44 mag is a more capabel round. But it's a revolver round (except for the expensive Desert Eagle). The 10mm is available in several autoloaders like the G40 Glock but it's just a little more power than a .357 mag (in other words just adequate for 40-50 yrs deer hunting). 
It's really a personal choice between autoloader or revolver.


----------



## pdsniper (Dec 7, 2016)

why not the Glock G 40 over the G 20 you got a little more barrel length and the ability to put a Holographic sight on it, I have two mod 20's for my Duty guns the first one I retired the second one is the 4th gen that has been accurized and even though its a great pistol I prefer a little longer sight radius  for hunting that's why I hunt with my STI Perfect ten that has a 6 in barrel


----------



## jmoser (Dec 7, 2016)

Try a .44 with a quality red dot on top; excellent hunting rig out to 75 yards.
Used Ruger .44s always available at affordable prices and will still shoot like new.
I have a G20 with extended bbl; plenty of power but you cant match the accuracy of a good revolver at longer ranges.


----------



## oppthepop (Dec 7, 2016)

I really like the Glock G40. Underwood ammo loads some pretty hot loads for 10mm up to, and approaching 41 mag performance. And I like having 15 rounds in the pipe! (just me!)


----------



## deast1988 (Dec 7, 2016)

Having owned a g20, a smith model29, a black hawk, a model28, a contender an a encore pistol. I'd opt for a black hawk hunter. Either a 41mag or 44mag. Both will be nice frame size not excessive clunkers that can easily allow you a pistol for 75yds and in deer hunting. I know a 10mm to me feels about like a .223. Will it work easily I just need the piece of mind to have more power at hand.


----------



## SCDieselDawg (Dec 7, 2016)

I've owned a Smith 629 and several Ruger SBHs in the past. 

My current collection includes 3 Rugers
SBH Hunter in .41 magnum 
SRH in .454 Casull
RH in .41 magnum 

Also a TC Encore and Contender with 4 barrels each. 

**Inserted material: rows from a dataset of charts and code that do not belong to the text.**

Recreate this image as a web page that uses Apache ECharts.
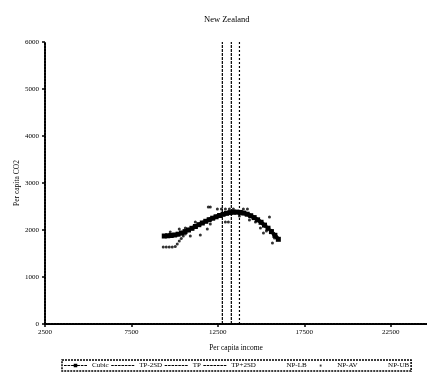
<!DOCTYPE html>
<html>
<head>
<meta charset="utf-8">
<script src="https://cdn.jsdelivr.net/npm/echarts@6/dist/echarts.min.js"></script>
<style>
  html, body { margin: 0; padding: 0; background: #fff; }
  #chart { width: 427px; height: 381px; }
</style>
</head>
<body>
<div id="chart"></div>
<script>
// Fitted cubic: per capita income vs per capita CO2
const cubicIncome = [9400, 9600, 9800, 10000, 10200, 10400, 10600, 10800, 11000, 11200,
  11400, 11600, 11800, 12000, 12200, 12400, 12600, 12800, 13000, 13200,
  13400, 13600, 13800, 14000, 14200, 14400, 14600, 14800, 15000, 15200,
  15400, 15600, 15800, 16000];
const cubicCO2 = [1872, 1877, 1883, 1894, 1911, 1936, 1966, 2000, 2036, 2074,
  2113, 2149, 2185, 2219, 2251, 2281, 2309, 2334, 2355, 2370,
  2379, 2381, 2374, 2360, 2336, 2304, 2264, 2217, 2164, 2104,
  2038, 1966, 1887, 1802];

// Turning point and +/- 2 standard deviations (income)
const tpMinus2SD = 12760;
const tp = 13280;
const tpPlus2SD = 13750;

// Nonparametric average (observations)
const npIncome = [9341, 9514, 9688, 9862, 10036, 10152, 10268, 10384, 10500, 10616,
  11949, 12065, 12471, 12703, 12935, 13167, 13399, 12935, 13109, 13978, 14210,
  15486, 11486, 11891, 12065, 10268, 10906, 15659, 15138,
  11196, 10616, 14674, 14964, 15312, 15775, 9746, 13746, 14326];
const npCO2 = [1638, 1638, 1638, 1638, 1649, 1702, 1766, 1819, 1872, 1915,
  2489, 2489, 2447, 2447, 2447, 2447, 2447, 2170, 2170, 2447, 2447,
  2277, 1894, 2021, 2128, 2021, 1872, 1723, 1936,
  2170, 2043, 2170, 2043, 1979, 1830, 1957, 2298, 2213];

// Axis ticks (x axis runs on past the right edge of the plot)
const xMin = 2500, xMax = 24600, xStep = 5000;
const yMin = 0, yMax = 6000, yStep = 1000;

const font = 'Liberation Serif, Times New Roman, serif';
const axisDash = { color: '#000', width: 2, type: [2, 1] };
// legend glyphs: dashed line, dashed line with square marker, small dot
const dashIcon = 'path://M0,0h3v1h-3zM4,0h3v1h-3zM8,0h3v1h-3zM12,0h3v1h-3zM16,0h3v1h-3zM20,0h3v1h-3zM24,0h3v1h-3z';
const cubicIcon = 'path://M0,2.5h3v1.2h-3zM4,2.5h3v1.2h-3zM8,2.5h3v1.2h-3zM15,2.5h3v1.2h-3zM19,2.5h3v1.2h-3zM23,2.5h3v1.2h-3zM11,1h4v4h-4zM0,0L0,0M26,6L26,6';
const dotIcon = 'path://M0,0L0,0M26,6L26,6M12,2h2v2.2h-2z';

const cubicData = cubicIncome.map((v, i) => [v, cubicCO2[i]]);
const npData = npIncome.map((v, i) => [v, npCO2[i]]);
const vLine = (x) => [[x, yMin], [x, yMax]];

const chart = echarts.init(document.getElementById('chart'), null, { renderer: 'canvas' });
chart.setOption({
  animation: false,
  backgroundColor: '#fff',
  title: {
    text: 'New Zealand',
    left: 199, top: 10,
    textStyle: { fontFamily: font, fontSize: 8.5, fontWeight: 'normal', color: '#000' }
  },
  grid: { left: 45, right: 0, top: 42, bottom: 57 },
  xAxis: {
    type: 'value', min: xMin, max: xMax, interval: xStep,
    name: 'Per capita income', nameLocation: 'middle', nameGap: 20,
    nameTextStyle: { fontFamily: font, fontSize: 7.5, color: '#000' },
    axisLine: { lineStyle: axisDash },
    axisTick: { show: true, length: 3, lineStyle: { color: '#000', width: 1.5 } },
    axisLabel: { fontFamily: font, fontSize: 7, color: '#000', margin: 5, showMaxLabel: false,
      formatter: (v) => String(v) },
    splitLine: { show: false }
  },
  yAxis: {
    type: 'value', min: yMin, max: yMax, interval: yStep,
    name: 'Per capita CO2', nameLocation: 'middle', nameGap: 24, nameMoveOverlap: false,
    nameTextStyle: { fontFamily: font, fontSize: 7.5, color: '#000' },
    axisLine: { lineStyle: axisDash },
    axisTick: { show: true, length: 3, lineStyle: { color: '#000', width: 1.5 } },
    axisLabel: { fontFamily: font, fontSize: 7, color: '#000', margin: 6,
      formatter: (v) => String(v) },
    splitLine: { show: false }
  },
  legend: {
    left: 62, top: 360, width: 400,
    padding: [2, 2],
    itemGap: 2.5, itemWidth: 23, itemHeight: 6,
    borderColor: '#000', borderWidth: 1.5, borderType: [2, 1],
    textStyle: { fontFamily: font, fontSize: 7, color: '#000' },
    data: [
      { name: 'Cubic', icon: cubicIcon, itemStyle: { color: '#000' } },
      { name: 'TP-2SD', icon: dashIcon, itemStyle: { color: '#000' } },
      { name: 'TP', icon: dashIcon, itemStyle: { color: '#000' } },
      { name: 'TP+2SD', icon: dashIcon, itemStyle: { color: '#000' } },
      { name: 'NP-LB', icon: 'none' },
      { name: 'NP-AV', icon: dotIcon, itemStyle: { color: '#000' } },
      { name: 'NP-UB', icon: 'none' }
    ]
  },
  series: [
    {
      name: 'NP-AV', type: 'scatter', data: npData,
      symbol: 'circle', symbolSize: 3,
      itemStyle: { color: '#000' }, z: 2
    },
    {
      name: 'Cubic', type: 'line', data: cubicData,
      symbol: 'rect', symbolSize: 5, showSymbol: true,
      lineStyle: { color: '#000', width: 4, type: [3, 1] },
      itemStyle: { color: '#000' }, z: 3
    },
    {
      name: 'TP-2SD', type: 'line', data: vLine(tpMinus2SD), symbol: 'none',
      lineStyle: { color: '#000', width: 1.2, type: [3, 1] }, itemStyle: { color: '#000' }
    },
    {
      name: 'TP', type: 'line', data: vLine(tp), symbol: 'none',
      lineStyle: { color: '#000', width: 1.2, type: [3, 1] }, itemStyle: { color: '#000' }
    },
    {
      name: 'TP+2SD', type: 'line', data: vLine(tpPlus2SD), symbol: 'none',
      lineStyle: { color: '#000', width: 1.2, type: [2, 2] }, itemStyle: { color: '#000' }
    },
    {
      name: 'NP-LB', type: 'line', data: [], symbol: 'none',
      lineStyle: { opacity: 0 }, itemStyle: { color: '#000' }
    },
    {
      name: 'NP-UB', type: 'line', data: [], symbol: 'none',
      lineStyle: { opacity: 0 }, itemStyle: { color: '#000' }
    }
  ]
});
</script>
</body>
</html>
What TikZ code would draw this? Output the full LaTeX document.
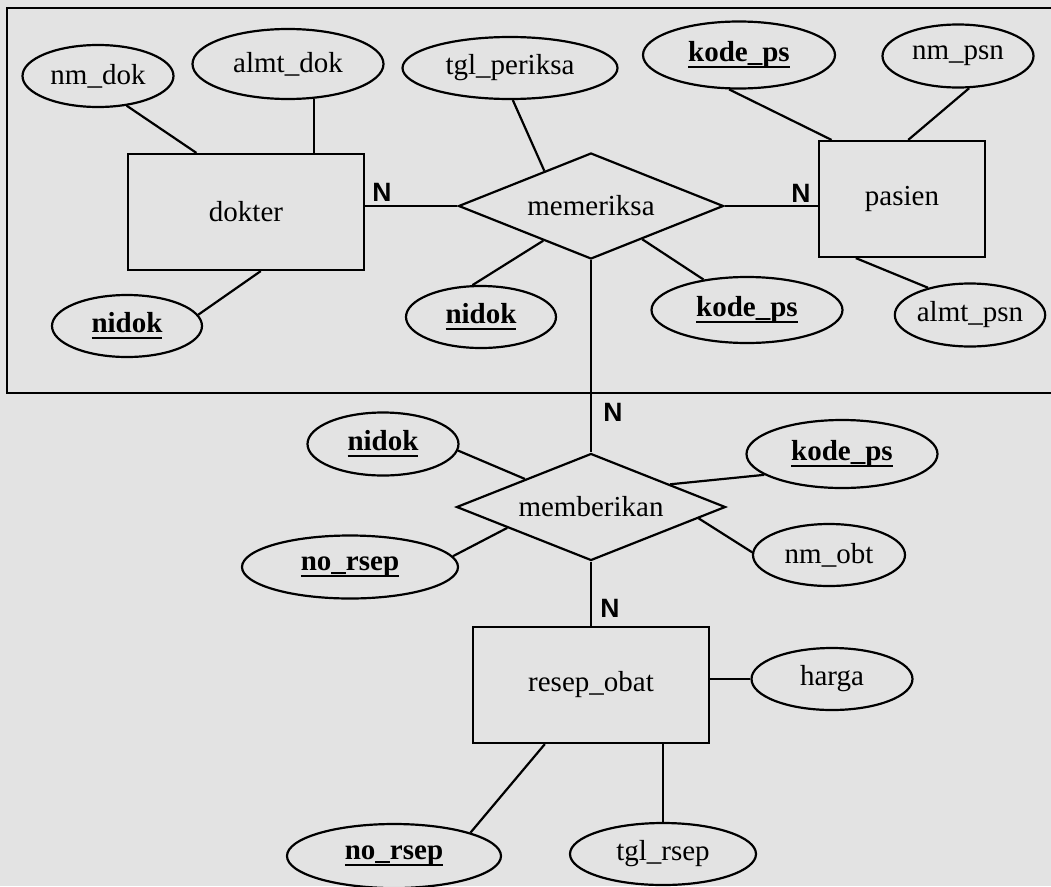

I'd suggest a Ruger SRH in .44 magnum for a first timer.  The SRH when shot like a single action seems to have a better trigger cycle than the BHs.  And the extra weight helps tame recoil.


----------



## yzyami (Dec 7, 2016)

I decided to go with the G40 mos. made the purchase this morning. I shoot a lot of deer within 30 yrds so this should do the trick.


----------



## pdsniper (Dec 8, 2016)

you will like it I love my 10 mm STI and have had no problem hitting up to 50 yrds with it using open sites and a little help from my shooting glasses lol I have built several chest rigs for some of the guys on here and the G 40 is a fine pistol


----------



## Dub (Dec 8, 2016)

I've had a G20 several years back and I just prefer 44 Rem Mag for hunting.  It's asking a lot of any semi-auto to hang with the performance from a 44 Rem Mag revolver with a 5"+ barrel.  

Not a thing in the world wrong with Glocks...I've got their 9mm's and enjoy shooting them immensely.  The G20 was just expensive to keep fed on range sessions, lol.


One serious consideration for you to make is how you are approach the sights.  For instance....I have a 5" Redhawk that I really enjoy...but bought it knowing I'd never have any intention of scoping it.  I simply wanted a 44 in that exact size.

If I'd wanted to scope it....then a Blackhawk Hunter would have been the direction I'd gone in....and used their integral mounts and slapped a Leupold on there and called it good.

Lots of options out there....which is great.


----------